After 38 mins on the ground - eight minutes longer than planned in training because of the crashed Black Hawk - the helicopters took off, before the Pakistani military had scrambled forces to the site.

There was an additional "passenger" on the way out - the body of bin Laden.

Pakistani security officials arrived to chaotic scenes. Three women - all believed to be wives of bin Laden - and at least 12 children were left behind, some with their hands tied and mouths taped, others wailed hysterically. Four bodies were strewn around the compound, blood pouring from their wounds.

Safia was cradling the head of her injured mother in the room where she had just seen her father gunned down.

"I am Saudi," she told the officials matter-of-factly. "Osama bin Laden is my father."

The American forces first ferried the terrorist's body to the USS Carl Vinson for DNA tests to confirm a match with members of his extended family. His body was then wrapped in a white shroud while Islamic rites were administered and dropped into the Arabian Sea in a weighted bag, to ensure his final resting place could not become a shrine for extremists.

The raid was the culmination of years of painstaking detective work by CIA agents, after Kuwaiti's name and role had first come up in questioning of al-Qaeda detainees at secret sites in eastern Europe.

Then last year came the key breakthrough when US intelligence listened in to a phone exchange with an old friend.

"Where have you been?" inquired the caller, whose number the agents had. "What are you doing now?"

Kuwaiti's response was vague: "I'm back with the people I was with before."

But CIA agents realised they could have hit pay-dirt if Kuwaiti was signalling, however obliquely, that he was back at the side of the al-Qaeda leader.

And they now had his phone number to track him. Pakistanis working for the CIA spotted Kuwaiti's vehicle in Peshawar and he was eventually tracked to the compound in Abbottabad, despite elaborate subterfuge tactics.

US intelligence then began a scrutiny operation so intense and costly that it required special funding. From the air, satellites and eavesdropping technology monitored the compound around the clock, but with no telephone lines or Internet, it proved impenetrable.

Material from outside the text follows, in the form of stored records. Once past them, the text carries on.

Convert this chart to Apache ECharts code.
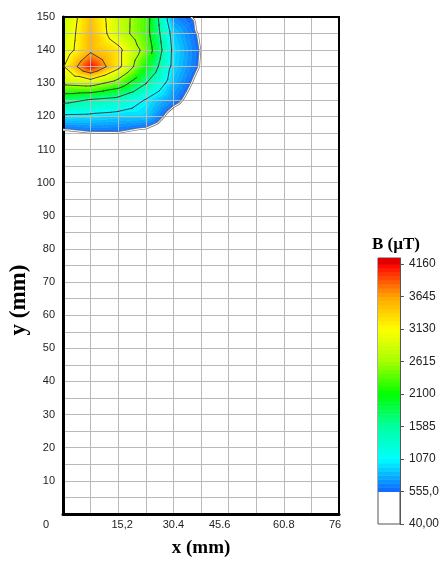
<!DOCTYPE html>
<html>
<head>
<meta charset="utf-8">
<script src="https://cdn.jsdelivr.net/npm/echarts@6/dist/echarts.min.js"></script>
<style>
html, body { margin: 0; padding: 0; background: #fff; }
#main { width: 442px; height: 563px; }
</style>
</head>
<body>
<div id="main"></div>
<script>
// measurement grid (mm)
var xNodes = [0, 7.6, 15.2, 22.8, 30.4, 38.0, 45.6];
var yNodes = [110, 115, 120, 125, 130, 135, 140, 145, 150];
// B (uT), one row per y node, one column per x node
var bField = [
    [150, 200, 220, 180, 120, 80, 40],          // 110
    [450, 540, 545, 420, 250, 150, 50],         // 115
    [1000, 980, 920, 900, 380, 200, 50],        // 120
    [1750, 1560, 1420, 1050, 680, 300, 50],     // 125
    [2720, 2815, 2400, 1600, 850, 400, 80],     // 130
    [3100, 4160, 3250, 2100, 950, 520, 100],    // 135
    [2850, 3550, 3250, 2450, 980, 540, 100],    // 140
    [2780, 3550, 2840, 2300, 900, 500, 80],     // 145
    [2750, 3470, 2840, 2320, 690, 480, 60]      // 150
];

var xTickValues = [0, 15.2, 30.4, 45.6, 60.8, 76];
var xTickLabels = ['0', '15,2', '30.4', '45.6', '60.8', '76'];
var yTickValues = [10, 20, 30, 40, 50, 60, 70, 80, 90, 100, 110, 120, 130, 140, 150];
var cbTickValues = [40, 555, 1070, 1585, 2100, 2615, 3130, 3645, 4160];
var cbTickLabels = ['40,00', '555,0', '1070', '1585', '2100', '2615', '3130', '3645', '4160'];
var contourLevels = [555, 1070, 1585, 2100, 2615, 3130, 3645];

var colorStops = [
    [555, [16, 100, 255]],
    [1070, [0, 255, 255]],
    [1585, [0, 255, 160]],
    [2100, [0, 255, 0]],
    [2615, [165, 255, 0]],
    [3130, [255, 255, 0]],
    [3645, [255, 165, 0]],
    [4160, [255, 0, 0]]
];
var bandStep = 515 / 8;
var cbMax = 4255;

function colorAt(v) {
    if (v <= colorStops[0][0]) return 'rgb(' + colorStops[0][1].join(',') + ')';
    for (var k = 1; k < colorStops.length; k++) {
        if (v <= colorStops[k][0]) {
            var a = colorStops[k - 1], b = colorStops[k];
            var t = (v - a[0]) / (b[0] - a[0]);
            var c = a[1].map(function (x, n) { return Math.round(x + t * (b[1][n] - x)); });
            return 'rgb(' + c.join(',') + ')';
        }
    }
    return 'rgb(' + colorStops[colorStops.length - 1][1].join(',') + ')';
}

function clip(poly, level, above) {
    var out = [];
    for (var i = 0; i < poly.length; i++) {
        var a = poly[i], b = poly[(i + 1) % poly.length];
        var ina = above ? a[2] >= level : a[2] <= level;
        var inb = above ? b[2] >= level : b[2] <= level;
        if (ina) out.push(a);
        if (ina !== inb) {
            var t = (level - a[2]) / (b[2] - a[2]);
            out.push([a[0] + t * (b[0] - a[0]), a[1] + t * (b[1] - a[1]), level]);
        }
    }
    return out;
}

function cellTriangles(i, j) {
    var p00 = [xNodes[i], yNodes[j], bField[j][i]];
    var p10 = [xNodes[i + 1], yNodes[j], bField[j][i + 1]];
    var p11 = [xNodes[i + 1], yNodes[j + 1], bField[j + 1][i + 1]];
    var p01 = [xNodes[i], yNodes[j + 1], bField[j + 1][i]];
    var c = [(p00[0] + p10[0]) / 2, (p00[1] + p01[1]) / 2, (p00[2] + p10[2] + p11[2] + p01[2]) / 4];
    return [[p00, p10, c], [p10, p11, c], [p11, p01, c], [p01, p00, c]];
}

var cells = [];
for (var j = 0; j < yNodes.length - 1; j++) {
    for (var i = 0; i < xNodes.length - 1; i++) {
        cells.push([xNodes[i], yNodes[j], i, j]);
    }
}

function fillItem(params, api) {
    var tris = cellTriangles(api.value(2), api.value(3));
    var children = [];
    tris.forEach(function (tri) {
        var vs = tri.map(function (p) { return p[2]; });
        var vmin = Math.min.apply(null, vs), vmax = Math.max.apply(null, vs);
        for (var lo = 555; lo < 4160; lo += bandStep) {
            var hi = lo + bandStep;
            if (hi <= vmin || lo >= vmax) continue;
            var poly = clip(clip(tri, lo, true), hi, false);
            if (poly.length < 3) continue;
            var pts = poly.map(function (p) { return api.coord([p[0], p[1]]); });
            var col = colorAt(lo + bandStep / 2);
            children.push({ type: 'polygon', shape: { points: pts }, style: { fill: col, stroke: col, lineWidth: 0.6 } });
        }
    });
    return { type: 'group', children: children };
}

function contourItem(params, api) {
    var tris = cellTriangles(api.value(2), api.value(3));
    var children = [];
    tris.forEach(function (tri) {
        contourLevels.forEach(function (L) {
            var pts = [];
            for (var e = 0; e < 3; e++) {
                var a = tri[e], b = tri[(e + 1) % 3];
                if ((a[2] - L) * (b[2] - L) < 0) {
                    var t = (L - a[2]) / (b[2] - a[2]);
                    pts.push(api.coord([a[0] + t * (b[0] - a[0]), a[1] + t * (b[1] - a[1])]));
                }
            }
            if (pts.length !== 2) return;
            var shape = { x1: pts[0][0], y1: pts[0][1], x2: pts[1][0], y2: pts[1][1] };
            if (L === 555) {
                children.push({ type: 'line', shape: shape, style: { stroke: '#777', lineWidth: 2.4 } });
                children.push({ type: 'line', shape: shape, z2: 2, style: { stroke: '#fff', lineWidth: 1 } });
            } else {
                children.push({ type: 'line', shape: shape, style: { stroke: '#333', lineWidth: 0.9, lineCap: 'round' } });
            }
        });
    });
    return { type: 'group', children: children };
}

function colorbarItem(params, api) {
    var children = [];
    for (var lo = 555; lo < 4160; lo += bandStep) {
        var hi = Math.min(lo + bandStep, 4160);
        var p1 = api.coord([0, hi]), p2 = api.coord([1, lo]);
        var col = colorAt(lo + bandStep / 2);
        children.push({ type: 'rect', shape: { x: p1[0], y: p1[1], width: p2[0] - p1[0], height: p2[1] - p1[1] + 0.5 }, style: { fill: col } });
    }
    var c1 = api.coord([0, cbMax]), c2 = api.coord([1, 4160]);
    children.push({ type: 'rect', shape: { x: c1[0], y: c1[1], width: c2[0] - c1[0], height: c2[1] - c1[1] + 0.5 }, style: { fill: '#e00000' } });
    return { type: 'group', children: children };
}

// horizontal nudges of single x tick labels, in px (rich padding)
var xShift = { '0': -17, '15,2': 4, '45.6': -9, '76': -4 };
var xRich = {};
Object.keys(xShift).forEach(function (s, n) {
    var d = xShift[s];
    xRich['s' + n] = {
        fontFamily: 'Liberation Sans', fontSize: 11, color: '#222',
        padding: d < 0 ? [0, -2 * d, 0, 0] : [0, 0, 0, 2 * d]
    };
});

var myChart = echarts.init(document.getElementById('main'));
var option = {
    backgroundColor: '#fff',
    animation: false,
    grid: [
        { left: 63, top: 17, width: 276, height: 501 },
        { left: 378, top: 258, width: 23, height: 266, show: true, backgroundColor: '#fff', borderColor: '#555', borderWidth: 1 }
    ],
    xAxis: [
        {
            gridIndex: 0, type: 'value', min: 0, max: 76, interval: 7.6, position: 'bottom', z: 3,
            axisLine: { onZero: false, lineStyle: { color: '#000', width: 3 } },
            axisTick: { show: false },
            splitLine: { lineStyle: { color: '#b9b9b9', width: 1 } },
            axisLabel: {
                customValues: xTickValues, margin: 5,
                fontFamily: 'Liberation Sans', fontSize: 11, color: '#222',
                formatter: function (v) {
                    var k = xTickValues.findIndex(function (t) { return Math.abs(t - v) < 1e-6; });
                    var s = k < 0 ? '' : xTickLabels[k];
                    var n = Object.keys(xShift).indexOf(s);
                    return n < 0 ? s : '{s' + n + '|' + s + '}';
                },
                rich: xRich
            },
            name: 'x (mm)', nameLocation: 'middle', nameGap: 25,
            nameTextStyle: { fontFamily: 'Liberation Serif', fontWeight: 'bold', fontSize: 19, color: '#000' }
        },
        {
            gridIndex: 0, type: 'value', min: 0, max: 76, position: 'top', z: 3,
            axisLine: { onZero: false, lineStyle: { color: '#000', width: 2 } },
            axisTick: { show: false }, axisLabel: { show: false }, splitLine: { show: false }
        },
        { gridIndex: 1, type: 'value', min: 0, max: 1, show: false }
    ],
    yAxis: [
        {
            gridIndex: 0, type: 'value', min: 0, max: 150, interval: 5, position: 'left', z: 3,
            axisLine: { onZero: false, lineStyle: { color: '#000', width: 3 } },
            axisTick: { show: false },
            splitLine: { lineStyle: { color: '#b9b9b9', width: 1 } },
            axisLabel: {
                customValues: yTickValues, margin: 8,
                fontFamily: 'Liberation Sans', fontSize: 11, color: '#222'
            }
        },
        {
            gridIndex: 0, type: 'value', min: 0, max: 150, position: 'right', z: 3,
            axisLine: { onZero: false, lineStyle: { color: '#000', width: 2 } },
            axisTick: { show: false }, axisLabel: { show: false }, splitLine: { show: false }
        },
        {
            gridIndex: 1, type: 'value', min: 40, max: cbMax, position: 'right', z: 3,
            axisLine: { show: true, onZero: false, lineStyle: { color: '#555', width: 1 } },
            axisTick: { show: true, length: 4, customValues: cbTickValues, lineStyle: { color: '#555' } },
            splitLine: { show: false },
            axisLabel: {
                customValues: cbTickValues, margin: 9,
                fontFamily: 'Liberation Sans', fontSize: 12, color: '#222',
                formatter: function (v) {
                    var k = cbTickValues.indexOf(v);
                    return k < 0 ? '' : cbTickLabels[k];
                }
            }
        }
    ],
    graphic: [
        {
            type: 'text', x: 19, y: 300, rotation: Math.PI / 2,
            style: { text: 'y (mm)', font: 'bold 23px "Liberation Serif"', fill: '#000', textAlign: 'center', textVerticalAlign: 'middle' }
        },
        {
            type: 'text', x: 396, y: 245,
            style: { text: 'B (\u00b5T)', font: 'bold 17px "Liberation Serif"', fill: '#000', textAlign: 'center', textVerticalAlign: 'middle' }
        }
    ],
    series: [
        {
            name: 'fill', type: 'custom', xAxisIndex: 0, yAxisIndex: 0, z: 2, clip: true,
            renderItem: fillItem, encode: { x: 0, y: 1 }, data: cells, silent: true
        },
        {
            name: 'contours', type: 'custom', xAxisIndex: 0, yAxisIndex: 0, z: 4, clip: true,
            renderItem: contourItem, encode: { x: 0, y: 1 }, data: cells, silent: true
        },
        {
            name: 'colorbar', type: 'custom', xAxisIndex: 2, yAxisIndex: 2, z: 2,
            renderItem: colorbarItem, encode: { x: 0, y: 1 }, data: [[0, 555]], silent: true
        }
    ]
};
myChart.setOption(option);
</script>
</body>
</html>
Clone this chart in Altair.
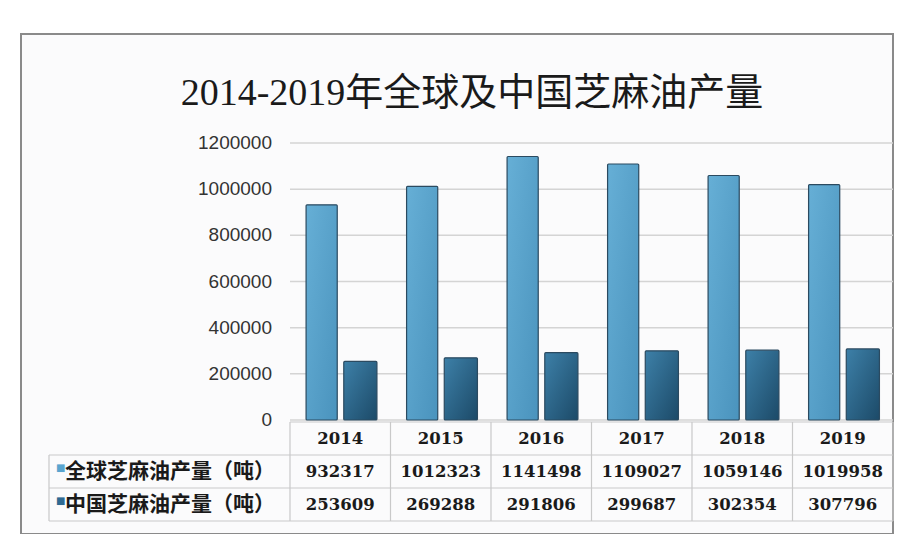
import altair as alt
import pandas as pd

# ---- data ----
years = ["2014", "2015", "2016", "2017", "2018", "2019"]
global_output = [932317, 1012323, 1141498, 1109027, 1059146, 1019958]
china_output = [253609, 269288, 291806, 299687, 302354, 307796]
series_names = ["全球芝麻油产量（吨）", "中国芝麻油产量（吨）"]
y_ticks = [0, 200000, 400000, 600000, 800000, 1000000, 1200000]
title_text = "2014-2019年全球及中国芝麻油产量"

# ---- layout (scale configuration) ----
W, H = 872, 500
PX_PER_COL = 100.5
TABLE_X0_PX = 269          # table (value columns) start from view left
LABEL_COL_PX = 28          # label column start from view left
X_DOMAIN = [-TABLE_X0_PX / PX_PER_COL, (W - TABLE_X0_PX) / PX_PER_COL]
LABEL_X = -(TABLE_X0_PX - LABEL_COL_PX) / PX_PER_COL

ZERO_PX, TOP_PX = 386, 109  # pixel of 0 and of 1,200,000 from view top
vpp = 1200000 / (ZERO_PX - TOP_PX)
V_DOMAIN = [-(H - ZERO_PX) * vpp, 1200000 + TOP_PX * vpp]

ROW_PX, ROW_TOP_PX = 33, 388
R_DOMAIN = [-ROW_TOP_PX / ROW_PX, (H - ROW_TOP_PX) / ROW_PX]

xs = alt.Scale(domain=X_DOMAIN, nice=False, zero=False)
vs = alt.Scale(domain=V_DOMAIN, nice=False, zero=False)
rs = alt.Scale(domain=R_DOMAIN, nice=False, zero=False, reverse=True)

n = len(years)
bars_df = pd.DataFrame({
    "year": years * 2,
    "idx": list(range(n)) * 2,
    "value": global_output + china_output,
    "series": [series_names[0]] * n + [series_names[1]] * n,
    "s": [0] * n + [1] * n,
})

grad_global = alt.Gradient(gradient="linear", x1=0, y1=0, x2=1, y2=1,
                           stops=[alt.GradientStop(color="#66afd6", offset=0),
                                  alt.GradientStop(color="#4a93bd", offset=1)])
grad_china = alt.Gradient(gradient="linear", x1=0, y1=0, x2=1, y2=1,
                          stops=[alt.GradientStop(color="#3d80a8", offset=0),
                                 alt.GradientStop(color="#1c4a68", offset=1)])

base_bars = alt.Chart(bars_df)

def bar_layer(sidx, grad, lo, hi):
    return base_bars.transform_filter(alt.datum.s == sidx).transform_calculate(
        x0=f"datum.idx + {lo}", x1=f"datum.idx + {hi}"
    ).mark_bar(fill=grad, stroke="#2b4a60", strokeWidth=1.2, cornerRadius=1).encode(
        x=alt.X("x0:Q", scale=xs, axis=None),
        x2="x1:Q",
        y=alt.Y("value:Q", scale=vs, axis=None),
        y2=alt.datum(0),
    )

tick_df = pd.DataFrame({"v": y_ticks, "x0": [0] * len(y_ticks), "x1": [n] * len(y_ticks)})
grid = alt.Chart(tick_df).mark_rule(color="#d4d4d4", strokeWidth=1.5).encode(
    x=alt.X("x0:Q", scale=xs, axis=None), x2="x1:Q",
    y=alt.Y("v:Q", scale=vs, axis=None),
)
ylabels = alt.Chart(tick_df).mark_text(
    align="right", baseline="middle", dx=-18, fontSize=19,
    font="Liberation Sans", color="#333333"
).encode(
    x=alt.X("x0:Q", scale=xs, axis=None),
    y=alt.Y("v:Q", scale=vs, axis=None),
    text=alt.Text("v:Q", format="d"),
)

value_group = alt.layer(grid, bar_layer(0, grad_global, 0.16, 0.47),
                        bar_layer(1, grad_china, 0.535, 0.865), ylabels)

# ---- table ----
hl_df = pd.DataFrame({
    "r": [0, 1, 2, 3],
    "xa": [0, LABEL_X, LABEL_X, LABEL_X],
    "xb": [n] * 4,
})
hlines = alt.Chart(hl_df).mark_rule(color="#c9c9c9", strokeWidth=1.2).encode(
    x=alt.X("xa:Q", scale=xs, axis=None), x2="xb:Q",
    y=alt.Y("r:Q", scale=rs, axis=None),
)
vl_df = pd.DataFrame({
    "c": [LABEL_X] + list(range(n + 1)),
    "ra": [1] + [0] * (n + 1),
    "rb": [3] * (n + 2),
})
vlines = alt.Chart(vl_df).mark_rule(color="#c9c9c9", strokeWidth=1.2).encode(
    x=alt.X("c:Q", scale=xs, axis=None),
    y=alt.Y("ra:Q", scale=rs, axis=None), y2="rb:Q",
)

cell_df = pd.DataFrame({
    "idx": list(range(n)) * 3,
    "row": [0] * n + [1] * n + [2] * n,
    "txt": years + [str(v) for v in global_output] + [str(v) for v in china_output],
})
cells = alt.Chart(cell_df).transform_calculate(
    xc="datum.idx + 0.5", yc="datum.row + 0.5"
).mark_text(fontSize=16.5, font="DejaVu Serif", fontWeight="bold", color="#1a1a1a",
            baseline="middle").encode(
    x=alt.X("xc:Q", scale=xs, axis=None),
    y=alt.Y("yc:Q", scale=rs, axis=None),
    text="txt:N",
)

lab_df = pd.DataFrame({"name": series_names, "row": [1, 2], "lx": [LABEL_X, LABEL_X]})
row_labels = alt.Chart(lab_df).transform_calculate(yc="datum.row + 0.5").mark_text(
    align="left", baseline="middle", dx=16, fontSize=21, font="Noto Sans CJK SC",
    fontWeight="bold", color="#1a1a1a"
).encode(
    x=alt.X("lx:Q", scale=xs, axis=None),
    y=alt.Y("yc:Q", scale=rs, axis=None),
    text="name:N",
)
markers = alt.Chart(lab_df).transform_calculate(yc="datum.row + 0.4").mark_text(
    align="left", baseline="middle", dx=7, fontSize=10, font="DejaVu Sans", text="■"
).encode(
    x=alt.X("lx:Q", scale=xs, axis=None),
    y=alt.Y("yc:Q", scale=rs, axis=None),
    color=alt.Color("name:N", scale=alt.Scale(domain=series_names,
                                              range=["#5aa5cf", "#2f6a92"]), legend=None),
)

table_group = alt.layer(hlines, vlines, cells, row_labels, markers)

chart = alt.layer(value_group, table_group).resolve_scale(y="independent").properties(
    width=W, height=H,
    title=alt.TitleParams(title_text, fontSize=38, font="Liberation Serif, Noto Sans CJK SC",
                          fontWeight="normal", color="#1a1a1a", anchor="middle",
                          baseline="alphabetic", offset=-109, dx=15),
    padding={"left": 13, "top": 26, "right": 0, "bottom": 0},
    background="white",
).configure_view(stroke="#8a8a8a", strokeWidth=2, fill="#fbfbfc")

chart.save("out.html", embed_options={"renderer": "svg", "actions": False})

CIA agents also established a nearby safe house to watch the property around the clock.

But although they captured images of a distinctively tall man walking back and forth behind the compound walls, they never established a clear view of the face of "the pacer".

The weight of circumstantial evidence was compelling, however.

Mr Obama was informed that the world's most infamous fugitive could well have been tracked down and preparations for Operation Neptune Spear were put in place.

US intelligence teams are this weekend poring over the material retrieved from the compound. They have already established that bin Laden was much more than simply a figurehead figure during his fugitive years, taking an operational interest in plots such as one to attack US railways on this year's 10th anniversary of the Sept 11 attacks.

For those involved in such hunts, the success of Operation Neptune Spear is an inspiring illustration of the merit of dogged intelligence work.

As former CIA director Michael Hayden noted last week, the road to bin Laden's lair was not even built "brick by brick", but "pebble by pebble".